§ **Work to do**
Retype the data exactly, from its first line to the line containing "const yTicks = [0, 5000, 10000, 15000, 20000, 25000, 30000];", including both, and skip any picture.

§ **Given information**
══════════

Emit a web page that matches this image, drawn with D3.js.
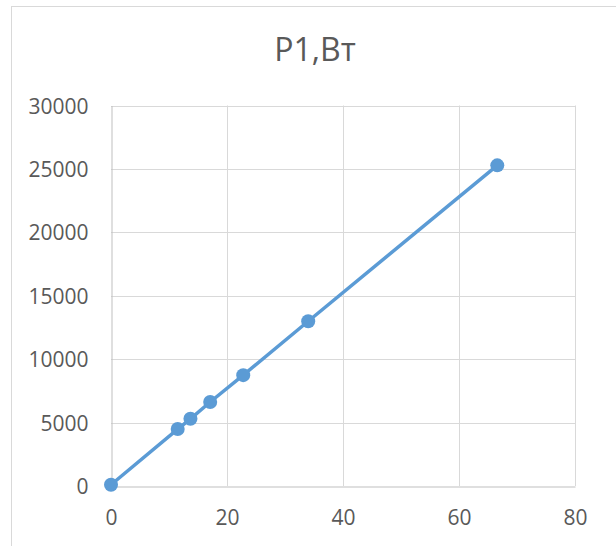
<!DOCTYPE html>
<html><head><meta charset="utf-8">
<script src="https://cdn.jsdelivr.net/npm/d3@7"></script>
<style>
html,body{margin:0;padding:0;background:#fff;}
text{font-family:"Open Sans","Noto Sans",sans-serif;fill:#595959;}
</style></head>
<body><svg id="c" width="616" height="546"></svg>
<script>
const title = "P1,Вт";
const xValues = [0, 11.5, 13.7, 17.1, 22.8, 34.0, 66.6];
const yValues = [100, 4490, 5300, 6620, 8740, 12990, 25280];
const xTicks = [0, 20, 40, 60, 80];
const yTicks = [0, 5000, 10000, 15000, 20000, 25000, 30000];

const svg = d3.select("#c");
// chart border
svg.append("rect").attr("x",11.5).attr("y",6.5).attr("width",620).attr("height",560)
  .attr("fill","none").attr("stroke","#d9d9d9").attr("stroke-width",1);

const x = d3.scaleLinear().domain([0,80]).range([111,575]);
const y = d3.scaleLinear().domain([0,30000]).range([486,105.5]);

// gridlines
svg.append("g").selectAll("line.h").data(yTicks.slice(1)).join("line")
  .attr("x1",x(0)).attr("x2",x(80)).attr("y1",d=>Math.round(y(d))+0.5).attr("y2",d=>Math.round(y(d))+0.5)
  .attr("stroke","#d9d9d9").attr("stroke-width",1);
svg.append("g").selectAll("line.v").data(xTicks.slice(1)).join("line")
  .attr("y1",y(0)).attr("y2",y(30000)).attr("x1",d=>Math.round(x(d))+0.5).attr("x2",d=>Math.round(x(d))+0.5)
  .attr("stroke","#d9d9d9").attr("stroke-width",1);

// axes
const fmt = d3.format("d");
const xAxis = d3.axisBottom(x).tickValues(xTicks).tickFormat(fmt).tickSize(0);
const gx = svg.append("g").attr("transform",`translate(0,${Math.round(y(0))+0.5})`).call(xAxis);
gx.select(".domain").attr("stroke","#bfbfbf");
gx.selectAll("text").style("font-size","21px").attr("fill","#595959").attr("dy","0").attr("y",38.5);

const yAxis = d3.axisLeft(y).tickValues(yTicks).tickFormat(fmt).tickSize(0).tickPadding(23);
const gy = svg.append("g").attr("transform",`translate(${Math.round(x(0))+0.5},0)`).call(yAxis);
gy.select(".domain").attr("stroke","#bfbfbf");
gy.selectAll("text").style("font-size","21px").attr("fill","#595959").attr("dy","0.36em");

// title
svg.append("text").attr("x",315).attr("y",61).attr("text-anchor","middle")
  .style("font-size","32px").attr("fill","#595959").text(title);

// line + markers
const data = xValues.map((v,i)=>[v,yValues[i]]);
svg.append("path").datum(data)
  .attr("d",d3.line().x(d=>x(d[0])).y(d=>y(d[1])))
  .attr("fill","none").attr("stroke","#5b9bd5").attr("stroke-width",3.5).attr("stroke-linecap","round");
svg.append("g").selectAll("circle").data(data).join("circle")
  .attr("cx",d=>x(d[0])).attr("cy",d=>y(d[1])).attr("r",7).attr("fill","#5b9bd5");
</script></body></html>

══════════

§ **Correct answer**
Emit a web page that matches this image, drawn with D3.js.
<!DOCTYPE html>
<html><head><meta charset="utf-8">
<script src="https://cdn.jsdelivr.net/npm/d3@7"></script>
<style>
html,body{margin:0;padding:0;background:#fff;}
text{font-family:"Open Sans","Noto Sans",sans-serif;fill:#595959;}
</style></head>
<body><svg id="c" width="616" height="546"></svg>
<script>
const title = "P1,Вт";
const xValues = [0, 11.5, 13.7, 17.1, 22.8, 34.0, 66.6];
const yValues = [100, 4490, 5300, 6620, 8740, 12990, 25280];
const xTicks = [0, 20, 40, 60, 80];
const yTicks = [0, 5000, 10000, 15000, 20000, 25000, 30000];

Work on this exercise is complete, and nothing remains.